Given task
Reproduce all of the data below without alteration; exclude every picture.

Material
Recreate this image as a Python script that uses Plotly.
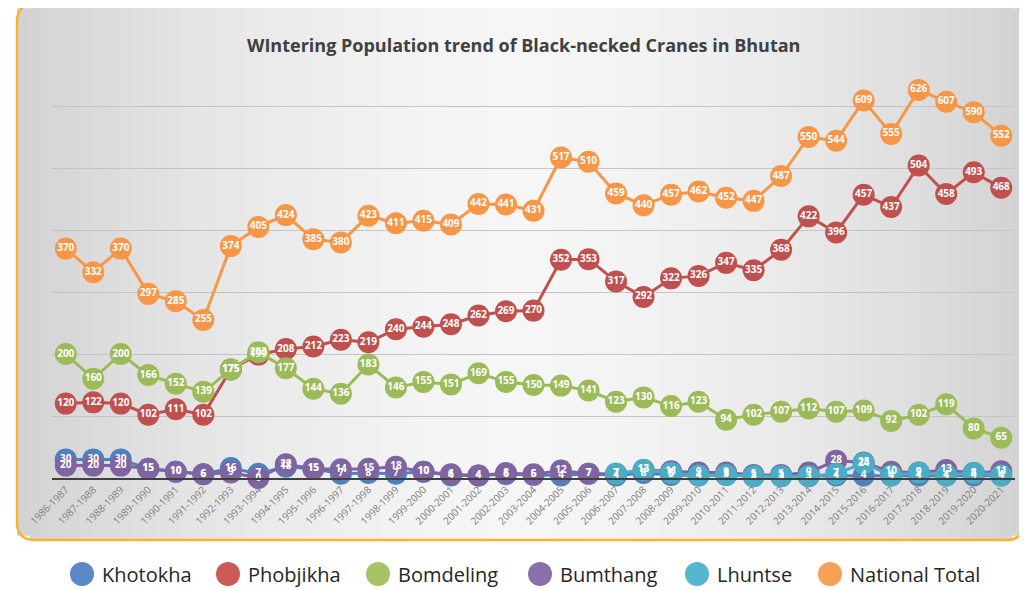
import plotly.graph_objects as go

seasons = [f"{y}-{y+1}" for y in range(1986, 2021)]

khotokha = [30, 30, 30, 15, 10, 6, 16, 7, 18, 15, 7, 8, 7, 10, 4, 4, 6, 5, 4, 7,
            4, 8, 5, 4, 5, 3, 3, 3, 4, 4, 4, 4, 4, 4, 4]
phobjikha = [120, 122, 120, 102, 111, 102, 175, 199, 208, 212, 223, 219, 240, 244, 248,
             262, 269, 270, 352, 353, 317, 292, 322, 326, 347, 335, 368, 422, 396, 457,
             437, 504, 458, 493, 468]
bomdeling = [200, 160, 200, 166, 152, 139, 175, 203, 177, 144, 136, 183, 146, 155, 151,
             169, 155, 150, 149, 141, 123, 130, 116, 123, 94, 102, 107, 112, 107, 109,
             92, 102, 119, 80, 65]
bumthang = [20, 20, 20, 15, 10, 6, 9, 0, 22, 15, 14, 15, 18, 10, 6, 4, 8, 6, 12, 7,
            7, 13, 11, 9, 9, 5, 5, 9, 28, 25, 10, 9, 13, 8, 11]
lhuntse = [None] * 20 + [7, 13, 8, 4, 5, 3, 3, 3, 7, 24, 4, 9, 4, 8, 4]
national_total = [370, 332, 370, 297, 285, 255, 374, 405, 424, 385, 380, 423, 411, 415,
                  409, 442, 441, 431, 517, 510, 459, 440, 457, 462, 452, 447, 487, 550,
                  544, 609, 555, 626, 607, 590, 552]

series_names = ["Khotokha", "Phobjikha", "Bomdeling", "Bumthang", "Lhuntse", "National Total"]
series_values = [khotokha, phobjikha, bomdeling, bumthang, lhuntse, national_total]
colors = ["#4F81BD", "#C0504D", "#9BBB59", "#8064A2", "#4BACC6", "#F79646"]
legend_colors = ["#5B88C6", "#CB5A56", "#A5C466", "#8A6FAD", "#56B6CF", "#F9A057"]

OFF = 8  # page body margin
W_FIG, H_FIG = 1027 - OFF, 590 - OFF
L, R, T, B = 52, 1015, 44, 478  # target pixel positions in the window
PW, PH = R - L, B - T


def px(x):
    return (x - L) / PW


def py(y):
    return (B - y) / PH


fig = go.Figure()

# lines and markers first
for name, vals, col in zip(series_names, series_values, colors):
    fig.add_trace(go.Scatter(
        x=seasons, y=vals, name=name,
        mode="lines+markers",
        line=dict(color=col, width=3),
        marker=dict(color=col, size=22, line=dict(width=0)),
        cliponaxis=False,
        showlegend=False,
        hoverinfo="x+y+name",
    ))

# data labels drawn above all series
for name, vals in zip(series_names, series_values):
    fig.add_trace(go.Scatter(
        x=seasons, y=vals, name=name,
        mode="text",
        text=["" if v is None else str(v) for v in vals],
        textposition="middle center",
        textfont=dict(family="Open Sans", size=10, color="white", weight="bold"),
        cliponaxis=False,
        showlegend=False,
        hoverinfo="skip",
    ))

shapes = []
bx0, by0, bx1, by1, rad = 17, 4, 1024, 540, 18
n = 80
for i in range(n):
    xa = bx0 + (bx1 - bx0) * i / n
    xb = bx0 + (bx1 - bx0) * (i + 1) / n
    xm = (xa + xb) / 2
    t = abs(xm - 520) / 505
    g = round(246 - 36 * t ** 1.6)
    inset = 0
    dx = min(xm - bx0, bx1 - xm)
    if dx < rad:
        inset = rad - (rad ** 2 - (rad - dx) ** 2) ** 0.5
    shapes.append(dict(type="rect", xref="paper", yref="paper", layer="below",
                       x0=px(xa), x1=px(xb) + 0.0008, y0=py(by1 - inset), y1=py(by0 + inset),
                       fillcolor=f"rgb({g},{g},{g})", line=dict(width=0)))


def P(x, y):
    return f"{px(x):.5f},{py(y):.5f}"


path = (f"M {P(bx0 + rad, by0)} L {P(bx1 - rad, by0)} Q {P(bx1, by0)} {P(bx1, by0 + rad)} "
        f"L {P(bx1, by1 - rad)} Q {P(bx1, by1)} {P(bx1 - rad, by1)} "
        f"L {P(bx0 + rad, by1)} Q {P(bx0, by1)} {P(bx0, by1 - rad)} "
        f"L {P(bx0, by0 + rad)} Q {P(bx0, by0)} {P(bx0 + rad, by0)} Z")
shapes.append(dict(type="path", xref="paper", yref="paper", layer="above", path=path,
                   line=dict(color="#F9B233", width=2.5)))

legend_x = [82, 228, 378, 540, 697, 830]
ly = 574
annotations = []
for name, lx, col in zip(series_names, legend_x, legend_colors):
    r = 12
    shapes.append(dict(type="circle", xref="paper", yref="paper", layer="above",
                       x0=px(lx - r), x1=px(lx + r), y0=py(ly + r), y1=py(ly - r),
                       fillcolor=col, line=dict(width=0)))
    annotations.append(dict(xref="paper", yref="paper", x=px(lx + 18), y=py(ly),
                            xanchor="left", yanchor="middle", showarrow=False, text=name,
                            font=dict(family="Open Sans", size=20, color="#262626")))

annotations.append(dict(xref="paper", yref="paper", x=px(523), y=py(45),
                        xanchor="center", yanchor="middle", showarrow=False,
                        text="WIntering Population trend of Black-necked Cranes in Bhutan",
                        font=dict(family="Open Sans", size=18, color="#404040", weight="bold")))

fig.update_layout(
    width=W_FIG, height=H_FIG,
    margin=dict(l=L - OFF, r=1027 - R, t=T - OFF, b=590 - B),
    paper_bgcolor="white",
    plot_bgcolor="rgba(0,0,0,0)",
    shapes=shapes,
    annotations=annotations,
    xaxis=dict(
        type="category", range=[-0.5, len(seasons) - 0.5], tickangle=-45, showgrid=False,
        showline=True, linecolor="#404040", linewidth=2,
        ticks="", tickfont=dict(family="Open Sans", size=10, color="#7f7f7f"),
    ),
    yaxis=dict(
        range=[0, 700], tickvals=[100, 200, 300, 400, 500, 600],
        showticklabels=False, showgrid=True, gridcolor="#c4c4c4", gridwidth=1,
        zeroline=False, showline=False,
    ),
)

fig.write_html("out.html")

Solution below
Recreate this image as a Python script that uses Plotly.
import plotly.graph_objects as go

seasons = [f"{y}-{y+1}" for y in range(1986, 2021)]

khotokha = [30, 30, 30, 15, 10, 6, 16, 7, 18, 15, 7, 8, 7, 10, 4, 4, 6, 5, 4, 7,
            4, 8, 5, 4, 5, 3, 3, 3, 4, 4, 4, 4, 4, 4, 4]
phobjikha = [120, 122, 120, 102, 111, 102, 175, 199, 208, 212, 223, 219, 240, 244, 248,
             262, 269, 270, 352, 353, 317, 292, 322, 326, 347, 335, 368, 422, 396, 457,
             437, 504, 458, 493, 468]
bomdeling = [200, 160, 200, 166, 152, 139, 175, 203, 177, 144, 136, 183, 146, 155, 151,
             169, 155, 150, 149, 141, 123, 130, 116, 123, 94, 102, 107, 112, 107, 109,
             92, 102, 119, 80, 65]
bumthang = [20, 20, 20, 15, 10, 6, 9, 0, 22, 15, 14, 15, 18, 10, 6, 4, 8, 6, 12, 7,
            7, 13, 11, 9, 9, 5, 5, 9, 28, 25, 10, 9, 13, 8, 11]
lhuntse = [None] * 20 + [7, 13, 8, 4, 5, 3, 3, 3, 7, 24, 4, 9, 4, 8, 4]
national_total = [370, 332, 370, 297, 285, 255, 374, 405, 424, 385, 380, 423, 411, 415,
                  409, 442, 441, 431, 517, 510, 459, 440, 457, 462, 452, 447, 487, 550,
                  544, 609, 555, 626, 607, 590, 552]

series_names = ["Khotokha", "Phobjikha", "Bomdeling", "Bumthang", "Lhuntse", "National Total"]
series_values = [khotokha, phobjikha, bomdeling, bumthang, lhuntse, national_total]
colors = ["#4F81BD", "#C0504D", "#9BBB59", "#8064A2", "#4BACC6", "#F79646"]
legend_colors = ["#5B88C6", "#CB5A56", "#A5C466", "#8A6FAD", "#56B6CF", "#F9A057"]

OFF = 8  # page body margin
W_FIG, H_FIG = 1027 - OFF, 590 - OFF
L, R, T, B = 52, 1015, 44, 478  # target pixel positions in the window
PW, PH = R - L, B - T


def px(x):
    return (x - L) / PW


def py(y):
    return (B - y) / PH


fig = go.Figure()

# lines and markers first
for name, vals, col in zip(series_names, series_values, colors):
    fig.add_trace(go.Scatter(
        x=seasons, y=vals, name=name,
        mode="lines+markers",
        line=dict(color=col, width=3),
        marker=dict(color=col, size=22, line=dict(width=0)),
        cliponaxis=False,
        showlegend=False,
        hoverinfo="x+y+name",
    ))

# data labels drawn above all series
for name, vals in zip(series_names, series_values):
    fig.add_trace(go.Scatter(
        x=seasons, y=vals, name=name,
        mode="text",
        text=["" if v is None else str(v) for v in vals],
        textposition="middle center",
        textfont=dict(family="Open Sans", size=10, color="white", weight="bold"),
        cliponaxis=False,
        showlegend=False,
        hoverinfo="skip",
    ))

shapes = []
bx0, by0, bx1, by1, rad = 17, 4, 1024, 540, 18
n = 80
for i in range(n):
    xa = bx0 + (bx1 - bx0) * i / n
    xb = bx0 + (bx1 - bx0) * (i + 1) / n
    xm = (xa + xb) / 2
    t = abs(xm - 520) / 505
    g = round(246 - 36 * t ** 1.6)
    inset = 0
    dx = min(xm - bx0, bx1 - xm)
    if dx < rad:
        inset = rad - (rad ** 2 - (rad - dx) ** 2) ** 0.5
    shapes.append(dict(type="rect", xref="paper", yref="paper", layer="below",
                       x0=px(xa), x1=px(xb) + 0.0008, y0=py(by1 - inset), y1=py(by0 + inset),
                       fillcolor=f"rgb({g},{g},{g})", line=dict(width=0)))


def P(x, y):
    return f"{px(x):.5f},{py(y):.5f}"


path = (f"M {P(bx0 + rad, by0)} L {P(bx1 - rad, by0)} Q {P(bx1, by0)} {P(bx1, by0 + rad)} "
        f"L {P(bx1, by1 - rad)} Q {P(bx1, by1)} {P(bx1 - rad, by1)} "
        f"L {P(bx0 + rad, by1)} Q {P(bx0, by1)} {P(bx0, by1 - rad)} "
        f"L {P(bx0, by0 + rad)} Q {P(bx0, by0)} {P(bx0 + rad, by0)} Z")
shapes.append(dict(type="path", xref="paper", yref="paper", layer="above", path=path,
                   line=dict(color="#F9B233", width=2.5)))

legend_x = [82, 228, 378, 540, 697, 830]
ly = 574
annotations = []
for name, lx, col in zip(series_names, legend_x, legend_colors):
    r = 12
    shapes.append(dict(type="circle", xref="paper", yref="paper", layer="above",
                       x0=px(lx - r), x1=px(lx + r), y0=py(ly + r), y1=py(ly - r),
                       fillcolor=col, line=dict(width=0)))
    annotations.append(dict(xref="paper", yref="paper", x=px(lx + 18), y=py(ly),
                            xanchor="left", yanchor="middle", showarrow=False, text=name,
                            font=dict(family="Open Sans", size=20, color="#262626")))

annotations.append(dict(xref="paper", yref="paper", x=px(523), y=py(45),
                        xanchor="center", yanchor="middle", showarrow=False,
                        text="WIntering Population trend of Black-necked Cranes in Bhutan",
                        font=dict(family="Open Sans", size=18, color="#404040", weight="bold")))

fig.update_layout(
    width=W_FIG, height=H_FIG,
    margin=dict(l=L - OFF, r=1027 - R, t=T - OFF, b=590 - B),
    paper_bgcolor="white",
    plot_bgcolor="rgba(0,0,0,0)",
    shapes=shapes,
    annotations=annotations,
    xaxis=dict(
        type="category", range=[-0.5, len(seasons) - 0.5], tickangle=-45, showgrid=False,
        showline=True, linecolor="#404040", linewidth=2,
        ticks="", tickfont=dict(family="Open Sans", size=10, color="#7f7f7f"),
    ),
    yaxis=dict(
        range=[0, 700], tickvals=[100, 200, 300, 400, 500, 600],
        showticklabels=False, showgrid=True, gridcolor="#c4c4c4", gridwidth=1,
        zeroline=False, showline=False,
    ),
)

fig.write_html("out.html")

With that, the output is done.